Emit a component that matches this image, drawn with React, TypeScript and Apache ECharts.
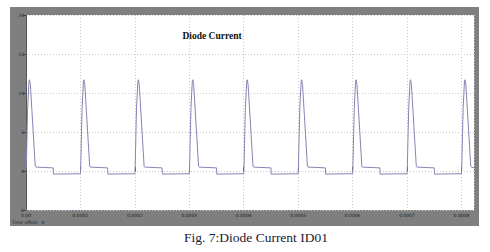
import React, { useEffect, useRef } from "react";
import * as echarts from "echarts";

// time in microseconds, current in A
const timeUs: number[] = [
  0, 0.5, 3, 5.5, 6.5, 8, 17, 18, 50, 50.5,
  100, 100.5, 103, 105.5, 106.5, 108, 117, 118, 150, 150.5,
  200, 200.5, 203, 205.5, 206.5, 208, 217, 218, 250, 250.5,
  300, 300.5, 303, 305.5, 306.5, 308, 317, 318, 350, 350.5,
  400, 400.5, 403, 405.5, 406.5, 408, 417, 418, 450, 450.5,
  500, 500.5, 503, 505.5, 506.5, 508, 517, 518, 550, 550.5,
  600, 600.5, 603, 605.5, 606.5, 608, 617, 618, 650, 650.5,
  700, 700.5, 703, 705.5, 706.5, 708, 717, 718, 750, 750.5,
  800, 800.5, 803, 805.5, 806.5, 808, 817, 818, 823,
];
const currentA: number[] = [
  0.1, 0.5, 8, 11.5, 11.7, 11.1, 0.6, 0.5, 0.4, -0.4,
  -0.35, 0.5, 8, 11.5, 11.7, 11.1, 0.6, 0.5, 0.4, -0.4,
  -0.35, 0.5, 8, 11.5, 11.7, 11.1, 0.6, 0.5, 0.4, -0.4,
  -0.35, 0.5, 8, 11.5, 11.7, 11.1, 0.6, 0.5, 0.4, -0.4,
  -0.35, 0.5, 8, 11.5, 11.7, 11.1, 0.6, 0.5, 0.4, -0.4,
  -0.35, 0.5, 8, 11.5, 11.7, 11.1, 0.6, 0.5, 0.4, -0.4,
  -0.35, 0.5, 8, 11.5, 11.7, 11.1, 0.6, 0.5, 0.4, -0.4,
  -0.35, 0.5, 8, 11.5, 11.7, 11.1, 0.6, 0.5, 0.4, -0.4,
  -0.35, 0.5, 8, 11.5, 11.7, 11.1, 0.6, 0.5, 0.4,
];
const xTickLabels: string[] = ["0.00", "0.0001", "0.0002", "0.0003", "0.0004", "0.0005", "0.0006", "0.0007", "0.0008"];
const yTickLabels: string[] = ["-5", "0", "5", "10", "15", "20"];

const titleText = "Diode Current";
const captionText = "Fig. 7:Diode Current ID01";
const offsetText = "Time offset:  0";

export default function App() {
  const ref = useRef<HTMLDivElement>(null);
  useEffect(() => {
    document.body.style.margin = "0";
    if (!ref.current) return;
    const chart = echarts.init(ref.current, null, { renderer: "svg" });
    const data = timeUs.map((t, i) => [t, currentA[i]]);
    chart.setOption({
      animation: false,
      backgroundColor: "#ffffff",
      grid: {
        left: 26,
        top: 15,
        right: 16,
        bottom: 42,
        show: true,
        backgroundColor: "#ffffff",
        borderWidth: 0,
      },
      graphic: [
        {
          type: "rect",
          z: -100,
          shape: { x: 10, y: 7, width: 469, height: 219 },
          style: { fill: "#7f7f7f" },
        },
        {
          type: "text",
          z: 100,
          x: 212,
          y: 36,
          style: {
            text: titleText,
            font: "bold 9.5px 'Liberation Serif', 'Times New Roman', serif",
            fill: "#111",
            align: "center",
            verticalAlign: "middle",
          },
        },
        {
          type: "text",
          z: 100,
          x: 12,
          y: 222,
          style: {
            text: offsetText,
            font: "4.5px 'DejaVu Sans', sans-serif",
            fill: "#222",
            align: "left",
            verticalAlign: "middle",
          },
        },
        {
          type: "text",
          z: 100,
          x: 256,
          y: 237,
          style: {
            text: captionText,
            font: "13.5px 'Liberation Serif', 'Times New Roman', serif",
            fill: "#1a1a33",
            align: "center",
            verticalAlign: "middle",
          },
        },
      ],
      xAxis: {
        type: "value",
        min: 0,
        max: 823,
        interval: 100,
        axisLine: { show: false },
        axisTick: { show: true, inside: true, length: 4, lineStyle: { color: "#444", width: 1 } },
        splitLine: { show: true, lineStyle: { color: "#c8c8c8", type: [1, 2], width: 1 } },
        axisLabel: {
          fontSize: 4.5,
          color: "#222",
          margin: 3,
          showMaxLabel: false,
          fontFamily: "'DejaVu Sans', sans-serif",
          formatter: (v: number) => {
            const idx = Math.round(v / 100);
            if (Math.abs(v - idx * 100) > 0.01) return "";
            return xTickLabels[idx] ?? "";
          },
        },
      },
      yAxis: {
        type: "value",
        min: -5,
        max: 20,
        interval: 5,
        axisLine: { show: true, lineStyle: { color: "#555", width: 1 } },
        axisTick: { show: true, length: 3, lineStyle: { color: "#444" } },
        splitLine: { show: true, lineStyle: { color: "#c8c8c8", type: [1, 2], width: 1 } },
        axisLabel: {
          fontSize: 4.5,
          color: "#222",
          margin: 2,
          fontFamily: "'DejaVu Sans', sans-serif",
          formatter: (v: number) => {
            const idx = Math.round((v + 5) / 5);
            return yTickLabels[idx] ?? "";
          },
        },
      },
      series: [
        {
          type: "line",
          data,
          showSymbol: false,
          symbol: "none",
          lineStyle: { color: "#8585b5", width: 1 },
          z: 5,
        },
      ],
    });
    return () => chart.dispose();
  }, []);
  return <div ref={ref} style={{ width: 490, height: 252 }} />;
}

* * * * * * *

### Exercise:
Output a faithful copy of the data, with each picture left out.

### Complete output:
Emit a component that matches this image, drawn with React, TypeScript and Apache ECharts.
import React, { useEffect, useRef } from "react";
import * as echarts from "echarts";

// time in microseconds, current in A
const timeUs: number[] = [
  0, 0.5, 3, 5.5, 6.5, 8, 17, 18, 50, 50.5,
  100, 100.5, 103, 105.5, 106.5, 108, 117, 118, 150, 150.5,
  200, 200.5, 203, 205.5, 206.5, 208, 217, 218, 250, 250.5,
  300, 300.5, 303, 305.5, 306.5, 308, 317, 318, 350, 350.5,
  400, 400.5, 403, 405.5, 406.5, 408, 417, 418, 450, 450.5,
  500, 500.5, 503, 505.5, 506.5, 508, 517, 518, 550, 550.5,
  600, 600.5, 603, 605.5, 606.5, 608, 617, 618, 650, 650.5,
  700, 700.5, 703, 705.5, 706.5, 708, 717, 718, 750, 750.5,
  800, 800.5, 803, 805.5, 806.5, 808, 817, 818, 823,
];
const currentA: number[] = [
  0.1, 0.5, 8, 11.5, 11.7, 11.1, 0.6, 0.5, 0.4, -0.4,
  -0.35, 0.5, 8, 11.5, 11.7, 11.1, 0.6, 0.5, 0.4, -0.4,
  -0.35, 0.5, 8, 11.5, 11.7, 11.1, 0.6, 0.5, 0.4, -0.4,
  -0.35, 0.5, 8, 11.5, 11.7, 11.1, 0.6, 0.5, 0.4, -0.4,
  -0.35, 0.5, 8, 11.5, 11.7, 11.1, 0.6, 0.5, 0.4, -0.4,
  -0.35, 0.5, 8, 11.5, 11.7, 11.1, 0.6, 0.5, 0.4, -0.4,
  -0.35, 0.5, 8, 11.5, 11.7, 11.1, 0.6, 0.5, 0.4, -0.4,
  -0.35, 0.5, 8, 11.5, 11.7, 11.1, 0.6, 0.5, 0.4, -0.4,
  -0.35, 0.5, 8, 11.5, 11.7, 11.1, 0.6, 0.5, 0.4,
];
const xTickLabels: string[] = ["0.00", "0.0001", "0.0002", "0.0003", "0.0004", "0.0005", "0.0006", "0.0007", "0.0008"];
const yTickLabels: string[] = ["-5", "0", "5", "10", "15", "20"];

const titleText = "Diode Current";
const captionText = "Fig. 7:Diode Current ID01";
const offsetText = "Time offset:  0";

export default function App() {
  const ref = useRef<HTMLDivElement>(null);
  useEffect(() => {
    document.body.style.margin = "0";
    if (!ref.current) return;
    const chart = echarts.init(ref.current, null, { renderer: "svg" });
    const data = timeUs.map((t, i) => [t, currentA[i]]);
    chart.setOption({
      animation: false,
      backgroundColor: "#ffffff",
      grid: {
        left: 26,
        top: 15,
        right: 16,
        bottom: 42,
        show: true,
        backgroundColor: "#ffffff",
        borderWidth: 0,
      },
      graphic: [
        {
          type: "rect",
          z: -100,
          shape: { x: 10, y: 7, width: 469, height: 219 },
          style: { fill: "#7f7f7f" },
        },
        {
          type: "text",
          z: 100,
          x: 212,
          y: 36,
          style: {
            text: titleText,
            font: "bold 9.5px 'Liberation Serif', 'Times New Roman', serif",
            fill: "#111",
            align: "center",
            verticalAlign: "middle",
          },
        },
        {
          type: "text",
          z: 100,
          x: 12,
          y: 222,
          style: {
            text: offsetText,
            font: "4.5px 'DejaVu Sans', sans-serif",
            fill: "#222",
            align: "left",
            verticalAlign: "middle",
          },
        },
        {
          type: "text",
          z: 100,
          x: 256,
          y: 237,
          style: {
            text: captionText,
            font: "13.5px 'Liberation Serif', 'Times New Roman', serif",
            fill: "#1a1a33",
            align: "center",
            verticalAlign: "middle",
          },
        },
      ],
      xAxis: {
        type: "value",
        min: 0,
        max: 823,
        interval: 100,
        axisLine: { show: false },
        axisTick: { show: true, inside: true, length: 4, lineStyle: { color: "#444", width: 1 } },
        splitLine: { show: true, lineStyle: { color: "#c8c8c8", type: [1, 2], width: 1 } },
        axisLabel: {
          fontSize: 4.5,
          color: "#222",
          margin: 3,
          showMaxLabel: false,
          fontFamily: "'DejaVu Sans', sans-serif",
          formatter: (v: number) => {
            const idx = Math.round(v / 100);
            if (Math.abs(v - idx * 100) > 0.01) return "";
            return xTickLabels[idx] ?? "";
          },
        },
      },
      yAxis: {
        type: "value",
        min: -5,
        max: 20,
        interval: 5,
        axisLine: { show: true, lineStyle: { color: "#555", width: 1 } },
        axisTick: { show: true, length: 3, lineStyle: { color: "#444" } },
        splitLine: { show: true, lineStyle: { color: "#c8c8c8", type: [1, 2], width: 1 } },
        axisLabel: {
          fontSize: 4.5,
          color: "#222",
          margin: 2,
          fontFamily: "'DejaVu Sans', sans-serif",
          formatter: (v: number) => {
            const idx = Math.round((v + 5) / 5);
            return yTickLabels[idx] ?? "";
          },
        },
      },
      series: [
        {
          type: "line",
          data,
          showSymbol: false,
          symbol: "none",
          lineStyle: { color: "#8585b5", width: 1 },
          z: 5,
        },
      ],
    });
    return () => chart.dispose();
  }, []);
  return <div ref={ref} style={{ width: 490, height: 252 }} />;
}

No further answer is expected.